Лекции чередовались с обсуждениями, всего удалось обсудиться только пятерым: Александру Дьячкову, Сергею Бачинскому, Андрею Ставцеву, Жене Шестовой и мне. Главный упрёк, который Кузнецов поставил мне в укор на моём обсуждении — отсутствие своего мировоззрения. Причиной тому было моё раннее стихотворение о любви декабристки к своему мужу, декабристов он считал разрушителями России. Ругал за слепое следование традиции, когда я на вопрос о своих любимых поэтах назвал имена Пушкина, Есенина и Рубцова. «Вы идёте проторённым путём», — говорил он.

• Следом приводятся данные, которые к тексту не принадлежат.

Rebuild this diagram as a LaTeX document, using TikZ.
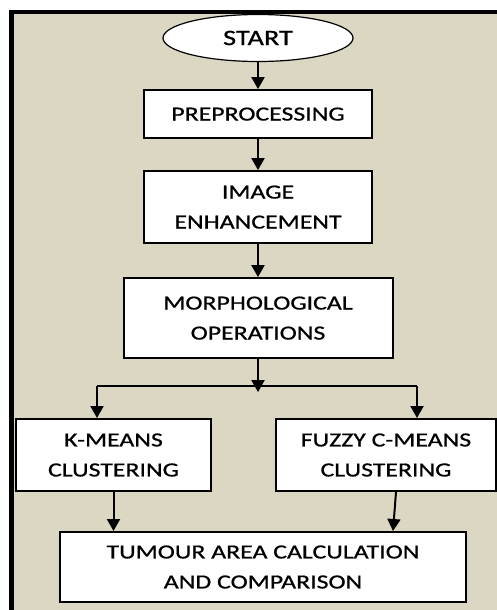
\documentclass[tikz,border=0pt]{standalone}
\usepackage{fontspec}
\setmainfont{Carlito}[FakeStretch=1.29, FakeBold=0.8]
\usetikzlibrary{shapes.geometric, arrows.meta, positioning}
\definecolor{panel}{RGB}{220,215,194}

\begin{document}
\begin{tikzpicture}[x=1pt, y=1pt, >={Triangle[length=12pt,width=13pt]},
  startnode/.style={ellipse, draw, line width=1.2pt, fill=white, minimum width=190pt, minimum height=47pt, inner sep=0pt, font=\fontsize{22}{26}\selectfont},
  stepbox/.style={rectangle, draw, line width=2pt, fill=white, minimum width=#1, minimum height=48pt, inner sep=0pt, align=center, font=\fontsize{20}{30}\selectfont},
  stepbox/.default=228pt,
  link/.style={->, line width=2pt}]
  \useasboundingbox (0,0) rectangle (497,-610);
  \fill[panel] (11.5,-12) rectangle (497,-610);
  \draw[line width=4.5pt] (11.5,-610) |- (497,-12);
  \node[startnode] (start) at (258,-38) {START};
  \node[stepbox, below=27pt of start] (prep) {PREPROCESSING};
  \node[stepbox, minimum height=72pt, below=31pt of prep] (enh) {IMAGE\\ENHANCEMENT};
  \node[stepbox=269pt, minimum height=80pt, below=33pt of enh] (morph) {MORPHOLOGICAL\\OPERATIONS};
  \coordinate[below=33pt of morph] (split);
  \coordinate (ksplit) at (97,-386);
  \coordinate (fsplit) at (417,-386);
  \node[stepbox=195pt, minimum height=72pt] (kmeans) at (113.5,-455) {K-MEANS\\CLUSTERING};
  \node[stepbox=220pt, minimum height=72pt] (fuzzy) at (386,-455) {FUZZY C-MEANS\\CLUSTERING};
  \node[stepbox=406pt, minimum height=70pt] (area) at (263,-567) {TUMOUR AREA CALCULATION\\AND COMPARISON};
  \draw[link] (start) -- (prep);
  \draw[link] (prep) -- (enh);
  \draw[link] (enh) -- (morph);
  \draw[link] (morph) -- (split);
  \draw[line width=2pt] (ksplit) -- (fsplit);
  \draw[link] (ksplit) -- (ksplit |- kmeans.north);
  \draw[link] (fsplit) -- (fsplit |- fuzzy.north);
  \draw[link] (kmeans) -- (kmeans |- area.north);
  \draw[link] ([xshift=10pt]fuzzy.south) -- ([xshift=7pt]fuzzy.south |- area.north);
\end{tikzpicture}
\end{document}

Однажды на наш семинар зашёл какой-то сторонний слушатель и во время лекции вдруг вскочил и стал читать стихи Довлатова:
Кузнецов немедленно попросил хулигана выйти. Тот упёрся, стал кричать: «Вы — трус! Что вы мне сделаете? За охраной пойдёте?!» Кузнецов выдержал долгую паузу, и снова попросил кричавшего выйти. Тут мы уже не выдержали и встали, чтобы вывести хулигана, но тот, поняв, что Кузнецов на его провокацию не поддаётся, предпочёл ретироваться из аудитории. Когда мы спросили, кто это такой и откуда вообще взялся, Юрий Поликарпович кратко ответил: «С улицы». Оказалось, это его бывший студент, которого он отчислил с семинара.